En concordancia con las derivas de la Internacional Situacionista, y su deseo por romper con la experiencia burguesa de la ciudad, habitar la base y perderse en su vastedad propiciaría, tal vez, el surgimiento de una nueva especie de civitas donde se fundan pasado y futuro. Aquí no se fracturaría únicamente un modelo político y social –que, ciertamente, no es la intención primaria– sino un modo perceptual y cognitivo, influenciado por un pensamiento que llamaré cinematográfico: el lenguaje-forma surgido entre la cámara, la pantalla, la película y su materialidad. Gracias a las condiciones alteradas (o antinaturales) de la base (formas difíciles, duraciones prolongadas, entre otras), la base posibilitaría la atopía (la deslocalización) máxima: existe como un hoyo negro que punciona el continuum espacio-temporal y, especulativamente, ofrece una salida del siglo XX (y del XXI). Al entrar de lleno en este espacio producto de la modernidad, de su lado más violento, el espacio negativo permite poner en pausa su saturación visual y auditiva, la aceleración del fluir urbano se distiende. Así se rechacen la velocidad y la urbanidad, ¿es aún posible suspender la modernidad, colocarla entre corchetes? 

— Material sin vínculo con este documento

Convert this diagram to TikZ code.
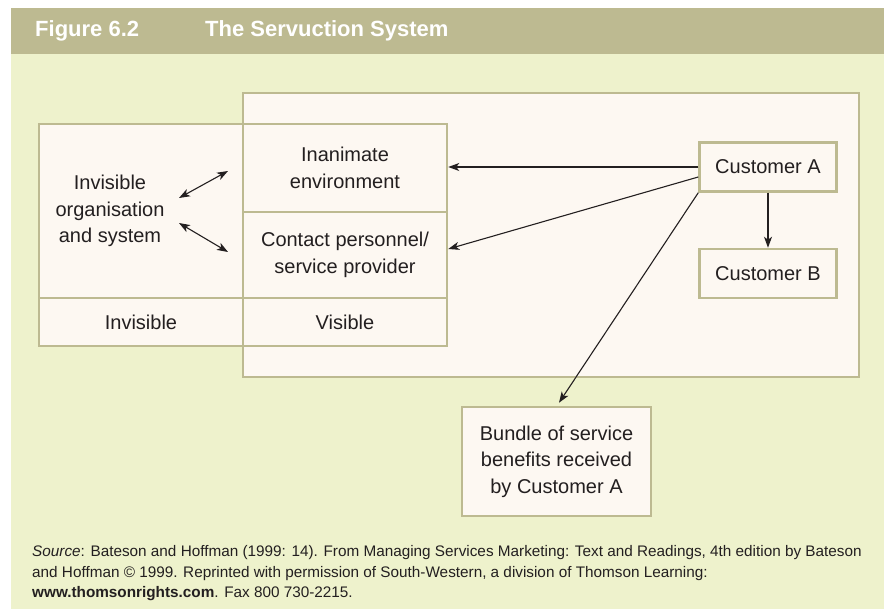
\documentclass[tikz,border=0pt]{standalone}
\usepackage{fontspec}
\setmainfont{Liberation Sans}
\usetikzlibrary{arrows.meta}
\definecolor{bar}{RGB}{189,186,145}
\definecolor{panel}{RGB}{238,242,204}
\definecolor{cell}{RGB}{253,248,242}
\definecolor{ink}{RGB}{35,31,32}
\begin{document}
\begin{tikzpicture}[x=1pt,y=-1pt,
  box/.style n args={2}{draw=bar,line width=2.5pt,fill=cell,
    minimum width=#1,minimum height=#2,inner sep=0pt,align=center,
    text=ink,font=\fontsize{20}{26.5}\selectfont},
  label/.style={inner sep=0pt,align=center,text=ink,
    font=\fontsize{20}{26.5}\selectfont},
  tip/.tip={Stealth[length=11pt,width=8pt,inset=3pt]},
  arr/.style={-tip,line width=1.1pt,draw=ink},
  darr/.style={tip-tip,line width=1.1pt,draw=ink},
  src/.style={anchor=base west,inner sep=0pt,text=ink,
    font=\fontsize{15.3}{20}\selectfont}]
\useasboundingbox (0,0) rectangle (884,609);
% page background and header band
\fill[panel] (11,54) rectangle (884,609);
\fill[bar] (11,8) rectangle (884,54);
\node[anchor=base west,inner sep=0pt,text=white,
  font=\fontsize{22}{26}\selectfont\bfseries] (fig) at (35,37) {Figure 6.2};
\node[anchor=base west,inner sep=0pt,text=white,
  font=\fontsize{22}{26}\selectfont\bfseries] (title) at (205,37) {The Servuction System};

% visible part of the system
\node[box={616pt}{284pt}] (outer) at (551,235) {};
% invisible organisation
\node[box={204pt}{174pt}] (org) at (141,211) {};
\node[label] (orgtxt) at (110,211) {Invisible\\organisation\\and system};
\node[box={204pt}{48pt}] (invis) at (141,322) {Invisible};
% front-stage cells
\node[box={204pt}{88pt}] (inan) at (345,168) {Inanimate\\environment};
\node[box={204pt}{86pt}] (contact) at (345,255) {Contact personnel/\\service provider};
\node[box={204pt}{48pt}] (visible) at (345,322) {Visible};
% customers and outcome
\node[box={137pt}{49pt}] (custA) at (768,167) {Customer A};
\node[box={137pt}{49pt}] (custB) at (768,273.5) {Customer B};
\node[box={189pt}{109pt}] (bundle) at (556.5,461.5) {Bundle of service\\benefits received\\by Customer A};

% links between invisible organisation and front stage
\coordinate (d1s) at (179,198);
\coordinate (d1e) at (228,171);
\coordinate (d2s) at (179,223);
\coordinate (d2e) at (228,252);
\draw[darr] (d1s) -- (d1e);
\draw[darr] (d2s) -- (d2e);

% customer interactions
\draw[arr] (custA.west) -- (inan.east |- custA.west);
\draw[arr] ([yshift=-10pt]custA.west) -- ([yshift=6pt]contact.east);
\draw[arr] (custA.south west) -- ([xshift=2.5pt,yshift=3pt]bundle.north);
\draw[arr] (custA.south) -- (custB.north);

% source note
\node[src] (s1) at (32,556) {\textit{Source}: Bateson and Hoffman (1999: 14). From Managing Services Marketing: Text and Readings, 4th edition by Bateson};
\node[src] (s2) at (32,577) {and Hoffman © 1999. Reprinted with permission of South-Western, a division of Thomson Learning:};
\node[src] (s3) at (32,597) {\textbf{www.thomsonrights.com}. Fax 800 730-2215.};
\end{tikzpicture}
\end{document}
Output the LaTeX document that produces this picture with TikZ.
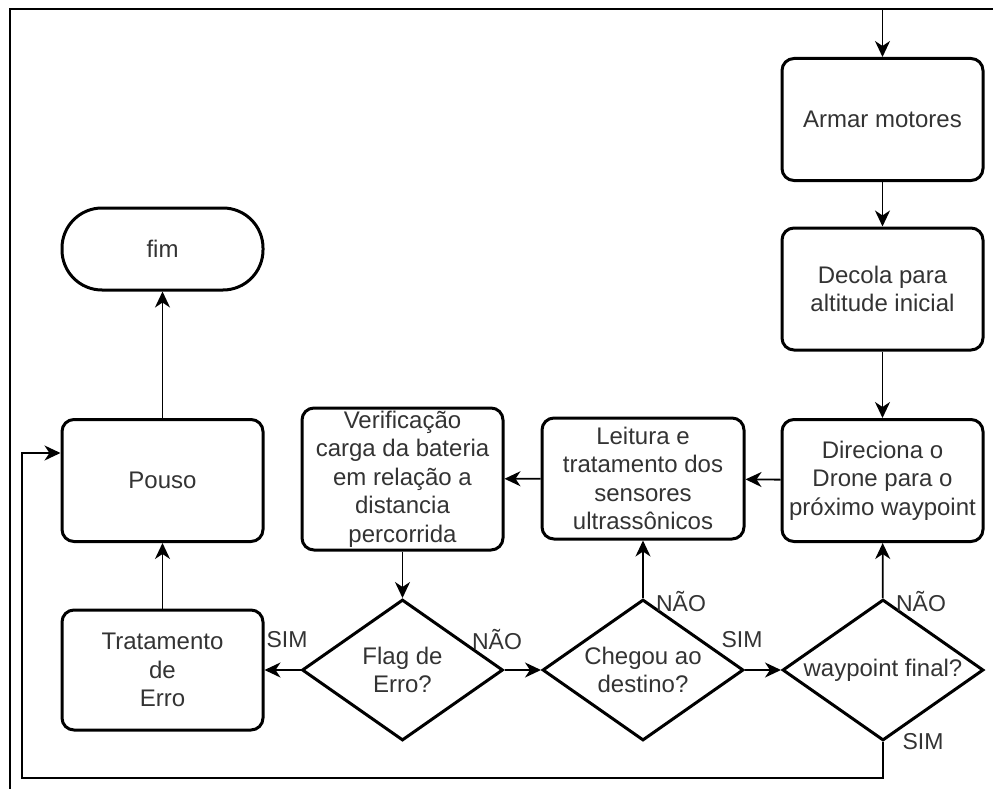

Ante esa pregunta, Asger Jorn propuso un tipo de utopía o atopía distinta a la deriva ideada por sus pares situacionistas, la cual, como es célebremente sabido, consistía en vagar sin intención por la ciudad conectando ambientes afectivos y sensoriales a lo largo de la retícula urbana. Inspirado por principios geométricos, Jorn propone, en cambio, la situología: ésta concierne a las propiedades intrínsecas de las figuras sin relación alguna con su ambiente. Una situación, según su formulación, existe en algún punto entre lo ordenado y lo aleatorio, entre un ambiente temporalmente estable o la autonomía, que llega a ser y desaparece, como diría Guy Debord, “en la guerra del tiempo”. ¿Cómo es el tiempo dentro de tal obscuridad indestructible?

La ficción creada en BETASOM, el terco intento por “deshabitar” el mundo, coincide en cierto modo con esfuerzos llevados a cabo por otros artistas cuyo propósito es, igualmente, escapar de la modernidad. Hay, por ejemplo, quienes  crean simulacros e hiperrealidades, o quienes se refugian en cosmogonías de los pueblos originarios y buscan adoptar sus conocimientos. Mientras las estrategias para crear, no lugares fuera de la historia, sino espacios de excepción continúan in crescendo, el sentimiento de un fin predestinado se siente ominoso. La duda me asalta, ¿en qué momento llegamos, como especie, a debatirnos contra una fatalidad autofabricada?